Situated in a prominent gap of Downtown’s skyline, the 31-story, 392 foot tower would join a wave of new highrises in SLC and would be among the city’s tallest buildings. The project would add 400 new apartment units in the center of the downtown core with 40 being listed as “affordable” at 60%-80% AMI. In addition, it would create a new outdoor park space accessible to the public but managed and maintained by the developers, as well as a mid-block path for pedestrians.

While these features might sound appealing to urbanists under normal circumstances, particularly during the current housing shortage, the planning commission will likely face a strong wave of opposition to the project because it requires the demolition of the century-old theater.
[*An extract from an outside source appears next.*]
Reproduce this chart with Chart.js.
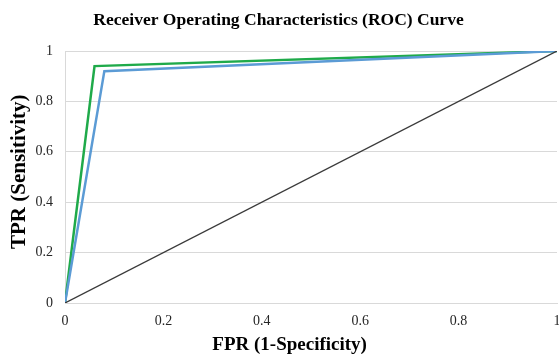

The vaudeville-era theater, formerly known as the Pantages Theater, which sits hidden from Main Street in the middle of one of SLC’s gargantuan city blocks and abuts the rear of the Capitol Theater, has been out of active use for nearly three decades.

With a stage and loading area too small for Broadway, the auditorium was heavily altered in the 1960s and used as a two-screen movie theater before closing its doors in 1988.

After purchasing the building in 2009 with the intent of supporting an eventual renovation, the Salt Lake City Redevelopment Agency (RDA) ultimately concluded that the costs were too high for such a project.

Figures of $60-$80 million for restoration, which would include seismic upgrades and extensive rebuilding of the auditorium itself, have been cited by the city but disputed by activists.

The RDA’s exactions on behalf of the public

Ultimately, the city’s Redevelopment Agency entered into negotiations with developers Hines and LaSalle and, in December of 2019, signed an agreement to transfer the theater property to the them for the sum of $0 under four conditions:

  1. Mid-block Walkway –the project must include a privately-maintained, publicly-accessible, mid-block walkway that extends into the interior of the block from Main Street.
  2. Open Space element –the project must include a park element that is privately owned and maintained but publicly accessible.
  3. Affordable Housing –Ten-percent (10%) of the housing units in the development must be affordable and available to those between 60% and 80% AMI.
  4. Historic Repurposing –The project must include the reclamation and incorporation of historic theater elements.
The midblock walkway in the latest renderings from Dwell Design Studio + Hines.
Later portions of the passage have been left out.